Reconciliation and honouring the RIIS cemetery
The RIIS cemetery received municipal heritage status in 2016 and provincial heritage status in 2017. A plaque was unveiled in August 2018 to honour and commemorate the students buried there. In addition, between 2014 and 2017, four annual walks and feasts were held to honour the students buried in the cemetery.

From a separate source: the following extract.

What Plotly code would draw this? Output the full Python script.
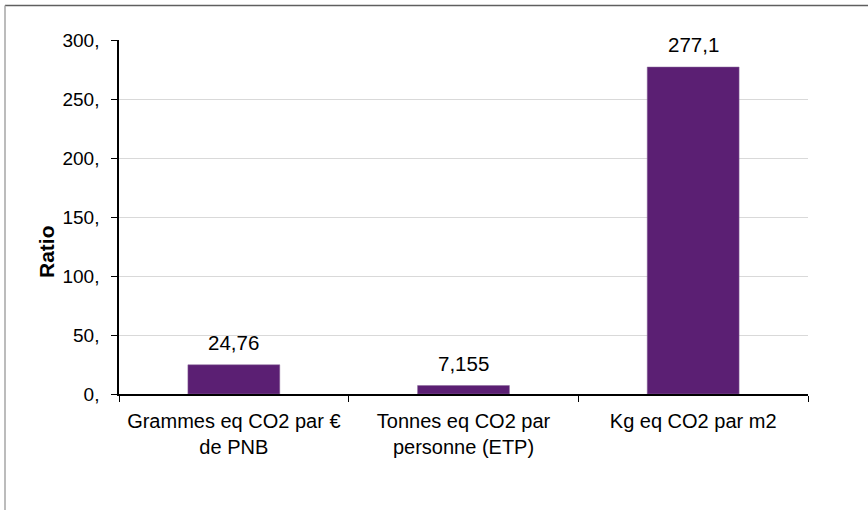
import plotly.graph_objects as go

categories = ["Grammes eq CO2 par €<br>de PNB", "Tonnes eq CO2 par<br>personne (ETP)", "Kg eq CO2 par m2"]
values = [24.76, 7.155, 277.1]
value_labels = ["24,76", "7,155", "277,1"]
y_ticks = [0, 50, 100, 150, 200, 250, 300]
y_tick_labels = ["0,", "50,", "100,", "150,", "200,", "250,", "300,"]
y_title = "Ratio"

W, H = 868, 510
L, R, T, B = 119, 60, 40, 116
FONT = "Liberation Sans, Arial, sans-serif"

fig = go.Figure()
fig.add_trace(go.Bar(
    x=categories, y=values,
    marker=dict(color="#5B1F73", line=dict(color="#8a6a9a", width=0.5)),
    width=0.4,
    hoverinfo="skip",
))

for c, v, t in zip(categories, values, value_labels):
    fig.add_annotation(x=c, y=v, text=t, showarrow=False, yanchor="bottom",
                       yshift=9, font=dict(family=FONT, size=20.5, color="#000000"))

pw = W - L - R
ph = H - T - B
# y-axis title
fig.add_annotation(xref="paper", yref="paper", x=(46 - L) / pw, y=(H - B - 252) / ph,
                   xanchor="center", yanchor="middle", textangle=-90, showarrow=False,
                   text="<b>" + y_title + "</b>", font=dict(family=FONT, size=21, color="#000000"))
# outer frame lines (partial chart border)
fig.add_shape(type="line", xref="paper", yref="paper",
              x0=(5 - L) / pw, x1=(W + 5 - L) / pw,
              y0=(H - B - 5.5) / ph, y1=(H - B - 5.5) / ph,
              line=dict(color="#5f5f5f", width=1.5))
fig.add_shape(type="line", xref="paper", yref="paper",
              x0=(5 - L) / pw, x1=(5 - L) / pw,
              y0=(H - B - 5.5) / ph, y1=(-B - 5) / ph,
              line=dict(color="#a6a6a6", width=1.5))

fig.update_layout(
    width=W, height=H,
    margin=dict(l=L, r=R, t=T, b=B, pad=0),
    paper_bgcolor="white", plot_bgcolor="white",
    showlegend=False,
    font=dict(family=FONT, size=19, color="#000000"),
    xaxis=dict(
        type="category",
        showline=True, linecolor="#000000", linewidth=1.5,
        ticks="outside", tickson="boundaries", ticklen=6, tickcolor="#000000", tickwidth=1,
        showgrid=False, zeroline=False,
        tickfont=dict(family=FONT, size=20, color="#000000"),
        ticklabelstandoff=8,
        range=[-0.5, 2.5],
        layer="above traces",
    ),
    yaxis=dict(
        range=[0, 300],
        tickmode="array", tickvals=y_ticks, ticktext=y_tick_labels,
        showline=True, linecolor="#000000", linewidth=1.5,
        ticks="outside", ticklen=6, tickcolor="#000000", tickwidth=1,
        showgrid=True, gridcolor="#d9d9d9", gridwidth=1,
        zeroline=False,
        tickfont=dict(family=FONT, size=19, color="#000000"),
        ticklabelstandoff=8,
        layer="above traces",
    ),
)

fig.write_html("out.html", config={"displayModeBar": False},
               post_script="document.body.style.margin='0';document.body.style.padding='0';")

The RCMP is immediately transferring the RIIS Cemetery to the RIIS Commemorative Association, a non-profit organization committed to the protection and preservation of the cemetery. The Government of Canada has initiated the transfer of this land as part of its efforts to implement Truth and Reconciliation Commission’s Call to Action #75:
“We call upon the federal government to work with provincial, territorial, and municipal governments, churches, Aboriginal communities, former residential school students, and current landowners to develop and implement strategies and procedures for the ongoing identification, documentation, maintenance, commemoration, and protection of residential school cemeteries or other sites at which residential school children were buried. This is to include the provision of appropriate memorial ceremonies and commemorative markers to honour the deceased children.”
The Residential School System left a lasting legacy of intergenerational trauma that tore through Indigenous families and communities for decades. The RCMP is committed to reconciliation and hopes that this gesture will bring peace, comfort, and a measure of closure for all those affected by the Regina Indian Industrial School.